CELEBRATING its Foundation Day and commitment to the future of agriculture, Tocal College marked its 58th anniversary on Friday with the opening of its new Dairy Training Centre.
Formally an old chicken coop and storage shed, the site has been transformed into a virtual, hands-on space where students from kindergarten to year 12 can come on-farm to learn all about how produce goes from paddock to plate.
NSW Department of Primary Industries (DPI) Schools Program coordinator Meg Dunford said there was a disconnect between young people and the agricultural industry and she hoped the facility would help bridge that gap.
"I think that the disconnect is not just students, a lot of our culture, a lot of our society is sort of losing that connection of paddock to plate.
"Where their produce - where the raw product - is actually created, how it's farmed, how it's produced, how it's processed all the way to how they get it from the supermarket," she said.
She said it was important to engage students with all the opportunities available in the agricultural sector.
"It's so important to engage students with the opportunities in agriculture, for them as a consumer and as a possible career choice because there's so much technology and excitement," she said.
"It's a really exciting space to be right now."

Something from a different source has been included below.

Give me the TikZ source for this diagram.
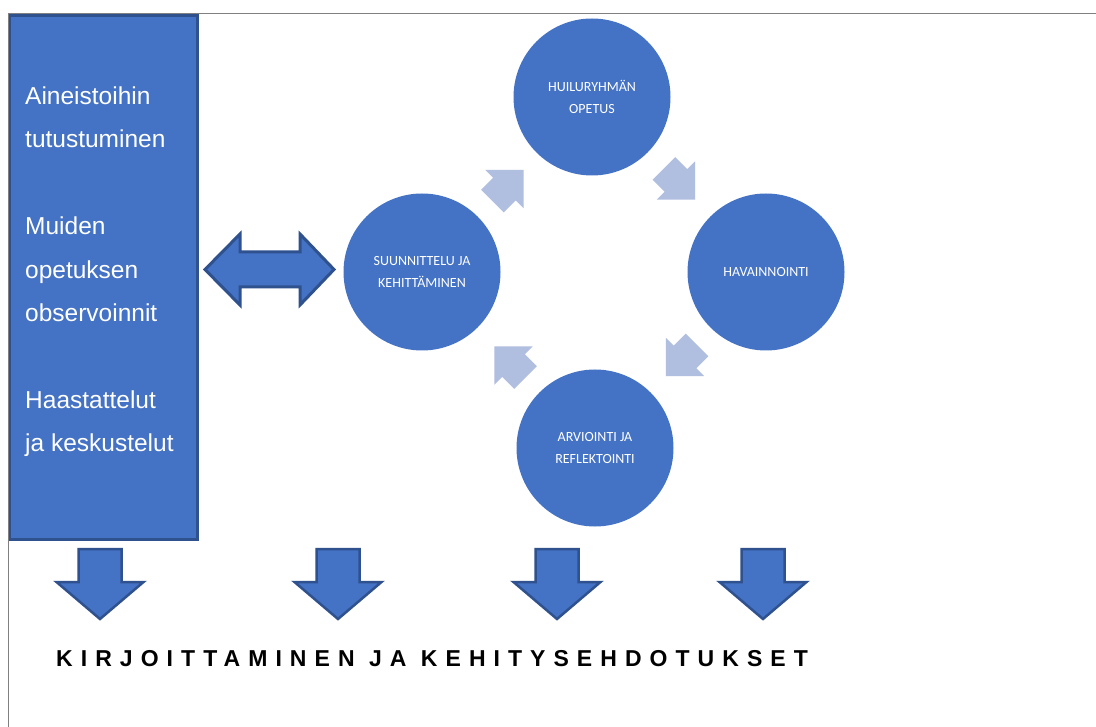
\documentclass[tikz,border=0pt]{standalone}
\usepackage{fontspec}
\setmainfont{Liberation Sans}
\newfontfamily\phasefont{Carlito}
\newfontfamily\spacedfont[LetterSpace=35]{Liberation Sans}
\usetikzlibrary{positioning}
\definecolor{officeblue}{RGB}{68,114,196}
\definecolor{officeedge}{RGB}{47,82,143}
\definecolor{paleblue}{RGB}{176,190,223}
\definecolor{framegray}{RGB}{128,128,128}
\tikzset{
  phase/.style={circle,fill=officeblue,minimum size=157pt,inner sep=0pt,
    text=white,align=center,font=\phasefont\fontsize{14}{21.5}\selectfont},
  sidebox/.style={rectangle,draw=officeedge,fill=officeblue,line width=2.5pt,
    minimum width=187.5pt,minimum height=523.5pt,anchor=north west},
  sidetext/.style={text=white,align=left,inner sep=0pt,anchor=base west,
    font=\fontsize{24.5}{43.5}\selectfont},
  blockarrow/.style={draw=officeedge,fill=officeblue,line width=2.5pt},
  lightarrow/.pic={\fill[paleblue] (-22,16) -- (-5,16) -- (-5,27) -- (22,0)
    -- (-5,-27) -- (-5,-16) -- (-22,-16) -- cycle;},
  downarrow/.pic={\draw[blockarrow] (-21.5,0) -- (21.5,0) -- (21.5,33)
    -- (43.5,33) -- (0,70) -- (-43.5,33) -- (-21.5,33) -- cycle;},
  bothways/.pic={\draw[blockarrow,line width=3pt] (-64.5,0) -- (-29.5,-35.5)
    -- (-29.5,-17.5) -- (30.5,-17.5) -- (30.5,-35.5) -- (64.5,0)
    -- (30.5,35.5) -- (30.5,17.5) -- (-29.5,17.5) -- (-29.5,35.5) -- cycle;}
}

\begin{document}
\begin{tikzpicture}[x=1pt,y=-1pt]
  \useasboundingbox[fill=white] (0,0) rectangle (1096,727);
  \draw[framegray,line width=1.5pt] (1096,13.5) -| (8.3,727);

  % left column
  \node[sidebox] (box) at (8.6,14.5) {};
  \node[sidetext] (sources) at (25,452) {Aineistoihin\\tutustuminen\\[43.5pt]
    Muiden\\opetuksen\\observoinnit\\[43.5pt]Haastattelut\\ja keskustelut};

  % cycle
  \node[phase] (teach) at (592,97)  {HUILURYHMÄN\\OPETUS};
  \node[phase] (watch) at (766,272) {HAVAINNOINTI};
  \node[phase] (assess) at (595,448) {ARVIOINTI JA\\REFLEKTOINTI};
  \node[phase] (plan)  at (422,272) {SUUNNITTELU JA\\KEHITTÄMINEN};

  \pic[rotate=45]   at (508,185.5) {lightarrow};
  \pic[rotate=-45]  at (679.5,184) {lightarrow};
  \pic[rotate=-135] at (681.5,360.5) {lightarrow};
  \pic[rotate=135]  at (510,362) {lightarrow};

  \pic at (269.5,269.5) {bothways};

  % towards writing
  \pic at (100,549) {downarrow};
  \pic at (338,549) {downarrow};
  \pic at (557,549) {downarrow};
  \pic at (763,549) {downarrow};

  \node[anchor=base west,inner sep=0pt,
    font=\spacedfont\bfseries\fontsize{23}{28}\selectfont] (writing)
    at (56,666) {KIRJOITTAMINEN JA KEHITYSEHDOTUKSET};
\end{tikzpicture}
\end{document}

The Dairy Training Centre houses a range of interactive experiences such as testing pH levels in water, soil collecting, topography putting lucerne under the microscope and explaining the process of produce.
Everything the students learn in the "virtual farm" they get to see when they step outside onto Tocal's operating farm, Ms Dunford said.
"When students come for an excursion they get to do a farm tour, it's a massive insight into agriculture, it's not just sitting in a classroom," she said.
Tocal College student association president Jesse Emery, 21, is nearing the end of his first year studying a Cert III in Agriculture and said having this facility has made a world of difference.
"When I first started here I had no agriculture background whatsoever, no livestock skills, so this gave me an introduction into the livestock category," he said.
He said in high school Ag "wasn't a thing" and his main electors were Drama and Ancient History.
"I went into cabinet making after school, I really wanted to get into Ag and farming but didn't know how and then I found Tocal College," he said.
He encouraged school students to take an interest in the sector and more people to look at careers in the industry.
"If you don't give it a go, you're not going to know what you're missing out on. If you want to give it a go in agriculture, there's so many people out there that will take you on and Tocal College is that branching point for younger students," he said.
"The agricultural industry needs heaps more people and I feel like anyone could do this, like anyone no matter what experience or background."
Tocal Agricultural Centre director and College principal Darren Bayley said the Dairy Training Centre was all about experiential learning.
"This is a fantastic facility. You've got a commercial dairy and a teaching facility on your doorstep," he said.
"It's about saying, look you can access the details of our farm and get an immersive picture of that at anytime through the virtual farm, but you can also come to the dairy, or any other part of the farm, get that data, understand the landscape that we're working in and then link that back to their school program."